[Brief]
Copy every line of the listing exactly.

[Exercise data]

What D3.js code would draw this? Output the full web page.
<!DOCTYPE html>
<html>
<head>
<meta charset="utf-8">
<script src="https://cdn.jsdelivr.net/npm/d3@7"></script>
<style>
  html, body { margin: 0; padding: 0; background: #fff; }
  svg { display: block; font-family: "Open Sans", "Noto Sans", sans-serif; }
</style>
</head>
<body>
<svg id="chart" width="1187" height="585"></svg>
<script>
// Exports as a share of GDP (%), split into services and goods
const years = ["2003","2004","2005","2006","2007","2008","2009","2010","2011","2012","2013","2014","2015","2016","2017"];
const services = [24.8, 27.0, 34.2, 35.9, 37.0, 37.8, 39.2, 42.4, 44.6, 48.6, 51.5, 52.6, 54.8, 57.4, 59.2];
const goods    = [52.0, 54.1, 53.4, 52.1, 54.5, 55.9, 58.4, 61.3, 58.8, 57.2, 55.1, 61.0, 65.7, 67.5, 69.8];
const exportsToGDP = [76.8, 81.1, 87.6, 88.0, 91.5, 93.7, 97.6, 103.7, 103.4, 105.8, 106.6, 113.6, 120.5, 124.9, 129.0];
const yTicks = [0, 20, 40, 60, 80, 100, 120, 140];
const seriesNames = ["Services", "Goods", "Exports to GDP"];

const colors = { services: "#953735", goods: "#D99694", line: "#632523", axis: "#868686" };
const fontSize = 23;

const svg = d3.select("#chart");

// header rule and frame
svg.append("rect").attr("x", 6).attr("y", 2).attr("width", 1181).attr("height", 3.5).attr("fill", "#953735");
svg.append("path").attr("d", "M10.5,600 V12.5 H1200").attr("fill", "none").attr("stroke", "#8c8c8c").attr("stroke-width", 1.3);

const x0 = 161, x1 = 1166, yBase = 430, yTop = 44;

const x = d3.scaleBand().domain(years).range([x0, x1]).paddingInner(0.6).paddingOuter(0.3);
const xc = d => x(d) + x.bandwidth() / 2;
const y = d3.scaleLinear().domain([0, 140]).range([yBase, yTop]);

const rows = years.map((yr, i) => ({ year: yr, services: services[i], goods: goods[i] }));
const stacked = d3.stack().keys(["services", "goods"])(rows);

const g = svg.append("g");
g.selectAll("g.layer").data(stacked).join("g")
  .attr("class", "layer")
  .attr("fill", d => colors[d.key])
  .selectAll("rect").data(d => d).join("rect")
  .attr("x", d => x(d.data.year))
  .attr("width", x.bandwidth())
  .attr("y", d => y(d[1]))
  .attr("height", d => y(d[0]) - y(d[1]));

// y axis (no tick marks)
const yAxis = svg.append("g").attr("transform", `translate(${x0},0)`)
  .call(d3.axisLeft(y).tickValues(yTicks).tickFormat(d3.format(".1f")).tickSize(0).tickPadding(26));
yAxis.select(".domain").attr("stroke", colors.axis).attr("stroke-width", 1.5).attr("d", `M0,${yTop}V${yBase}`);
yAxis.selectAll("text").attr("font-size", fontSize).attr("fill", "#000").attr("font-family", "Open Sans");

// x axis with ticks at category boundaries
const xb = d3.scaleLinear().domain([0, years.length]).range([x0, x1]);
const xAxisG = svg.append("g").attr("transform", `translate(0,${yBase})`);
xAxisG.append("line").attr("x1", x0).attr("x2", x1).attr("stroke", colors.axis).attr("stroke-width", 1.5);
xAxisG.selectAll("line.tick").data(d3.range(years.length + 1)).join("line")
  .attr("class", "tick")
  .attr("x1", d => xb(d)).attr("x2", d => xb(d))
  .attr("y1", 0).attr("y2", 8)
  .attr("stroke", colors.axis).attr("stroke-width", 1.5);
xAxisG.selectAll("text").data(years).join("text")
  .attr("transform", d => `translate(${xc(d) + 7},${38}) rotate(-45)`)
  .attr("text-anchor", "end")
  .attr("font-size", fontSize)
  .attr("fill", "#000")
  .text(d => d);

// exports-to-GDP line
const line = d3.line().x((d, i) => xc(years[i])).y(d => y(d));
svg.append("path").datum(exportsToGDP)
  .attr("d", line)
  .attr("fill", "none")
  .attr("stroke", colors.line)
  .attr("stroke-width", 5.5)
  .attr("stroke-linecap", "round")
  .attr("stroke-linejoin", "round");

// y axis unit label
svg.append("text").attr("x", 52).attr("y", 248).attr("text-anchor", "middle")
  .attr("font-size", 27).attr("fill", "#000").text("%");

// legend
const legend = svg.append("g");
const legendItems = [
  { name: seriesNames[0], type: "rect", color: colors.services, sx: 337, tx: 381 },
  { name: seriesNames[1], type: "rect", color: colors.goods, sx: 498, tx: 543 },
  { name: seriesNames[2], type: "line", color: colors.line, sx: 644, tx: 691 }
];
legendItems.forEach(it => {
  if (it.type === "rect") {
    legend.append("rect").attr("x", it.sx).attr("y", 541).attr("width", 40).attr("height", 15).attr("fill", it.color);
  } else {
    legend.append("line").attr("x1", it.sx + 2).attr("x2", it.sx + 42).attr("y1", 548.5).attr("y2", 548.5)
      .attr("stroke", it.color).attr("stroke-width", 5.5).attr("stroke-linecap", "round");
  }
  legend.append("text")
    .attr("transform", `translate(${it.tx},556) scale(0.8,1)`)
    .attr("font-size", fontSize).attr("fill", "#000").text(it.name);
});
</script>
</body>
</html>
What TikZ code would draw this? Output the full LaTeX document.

[The output]
What D3.js code would draw this? Output the full web page.
<!DOCTYPE html>
<html>
<head>
<meta charset="utf-8">
<script src="https://cdn.jsdelivr.net/npm/d3@7"></script>
<style>
  html, body { margin: 0; padding: 0; background: #fff; }
  svg { display: block; font-family: "Open Sans", "Noto Sans", sans-serif; }
</style>
</head>
<body>
<svg id="chart" width="1187" height="585"></svg>
<script>
// Exports as a share of GDP (%), split into services and goods
const years = ["2003","2004","2005","2006","2007","2008","2009","2010","2011","2012","2013","2014","2015","2016","2017"];
const services = [24.8, 27.0, 34.2, 35.9, 37.0, 37.8, 39.2, 42.4, 44.6, 48.6, 51.5, 52.6, 54.8, 57.4, 59.2];
const goods    = [52.0, 54.1, 53.4, 52.1, 54.5, 55.9, 58.4, 61.3, 58.8, 57.2, 55.1, 61.0, 65.7, 67.5, 69.8];
const exportsToGDP = [76.8, 81.1, 87.6, 88.0, 91.5, 93.7, 97.6, 103.7, 103.4, 105.8, 106.6, 113.6, 120.5, 124.9, 129.0];
const yTicks = [0, 20, 40, 60, 80, 100, 120, 140];
const seriesNames = ["Services", "Goods", "Exports to GDP"];

const colors = { services: "#953735", goods: "#D99694", line: "#632523", axis: "#868686" };
const fontSize = 23;

const svg = d3.select("#chart");

// header rule and frame
svg.append("rect").attr("x", 6).attr("y", 2).attr("width", 1181).attr("height", 3.5).attr("fill", "#953735");
svg.append("path").attr("d", "M10.5,600 V12.5 H1200").attr("fill", "none").attr("stroke", "#8c8c8c").attr("stroke-width", 1.3);

const x0 = 161, x1 = 1166, yBase = 430, yTop = 44;

const x = d3.scaleBand().domain(years).range([x0, x1]).paddingInner(0.6).paddingOuter(0.3);
const xc = d => x(d) + x.bandwidth() / 2;
const y = d3.scaleLinear().domain([0, 140]).range([yBase, yTop]);

const rows = years.map((yr, i) => ({ year: yr, services: services[i], goods: goods[i] }));
const stacked = d3.stack().keys(["services", "goods"])(rows);

const g = svg.append("g");
g.selectAll("g.layer").data(stacked).join("g")
  .attr("class", "layer")
  .attr("fill", d => colors[d.key])
  .selectAll("rect").data(d => d).join("rect")
  .attr("x", d => x(d.data.year))
  .attr("width", x.bandwidth())
  .attr("y", d => y(d[1]))
  .attr("height", d => y(d[0]) - y(d[1]));

// y axis (no tick marks)
const yAxis = svg.append("g").attr("transform", `translate(${x0},0)`)
  .call(d3.axisLeft(y).tickValues(yTicks).tickFormat(d3.format(".1f")).tickSize(0).tickPadding(26));
yAxis.select(".domain").attr("stroke", colors.axis).attr("stroke-width", 1.5).attr("d", `M0,${yTop}V${yBase}`);
yAxis.selectAll("text").attr("font-size", fontSize).attr("fill", "#000").attr("font-family", "Open Sans");

// x axis with ticks at category boundaries
const xb = d3.scaleLinear().domain([0, years.length]).range([x0, x1]);
const xAxisG = svg.append("g").attr("transform", `translate(0,${yBase})`);
xAxisG.append("line").attr("x1", x0).attr("x2", x1).attr("stroke", colors.axis).attr("stroke-width", 1.5);
xAxisG.selectAll("line.tick").data(d3.range(years.length + 1)).join("line")
  .attr("class", "tick")
  .attr("x1", d => xb(d)).attr("x2", d => xb(d))
  .attr("y1", 0).attr("y2", 8)
  .attr("stroke", colors.axis).attr("stroke-width", 1.5);
xAxisG.selectAll("text").data(years).join("text")
  .attr("transform", d => `translate(${xc(d) + 7},${38}) rotate(-45)`)
  .attr("text-anchor", "end")
  .attr("font-size", fontSize)
  .attr("fill", "#000")
  .text(d => d);

// exports-to-GDP line
const line = d3.line().x((d, i) => xc(years[i])).y(d => y(d));
svg.append("path").datum(exportsToGDP)
  .attr("d", line)
  .attr("fill", "none")
  .attr("stroke", colors.line)
  .attr("stroke-width", 5.5)
  .attr("stroke-linecap", "round")
  .attr("stroke-linejoin", "round");

// y axis unit label
svg.append("text").attr("x", 52).attr("y", 248).attr("text-anchor", "middle")
  .attr("font-size", 27).attr("fill", "#000").text("%");

// legend
const legend = svg.append("g");
const legendItems = [
  { name: seriesNames[0], type: "rect", color: colors.services, sx: 337, tx: 381 },
  { name: seriesNames[1], type: "rect", color: colors.goods, sx: 498, tx: 543 },
  { name: seriesNames[2], type: "line", color: colors.line, sx: 644, tx: 691 }
];
legendItems.forEach(it => {
  if (it.type === "rect") {
    legend.append("rect").attr("x", it.sx).attr("y", 541).attr("width", 40).attr("height", 15).attr("fill", it.color);
  } else {
    legend.append("line").attr("x1", it.sx + 2).attr("x2", it.sx + 42).attr("y1", 548.5).attr("y2", 548.5)
      .attr("stroke", it.color).attr("stroke-width", 5.5).attr("stroke-linecap", "round");
  }
  legend.append("text")
    .attr("transform", `translate(${it.tx},556) scale(0.8,1)`)
    .attr("font-size", fontSize).attr("fill", "#000").text(it.name);
});
</script>
</body>
</html>
What TikZ code would draw this? Output the full LaTeX document.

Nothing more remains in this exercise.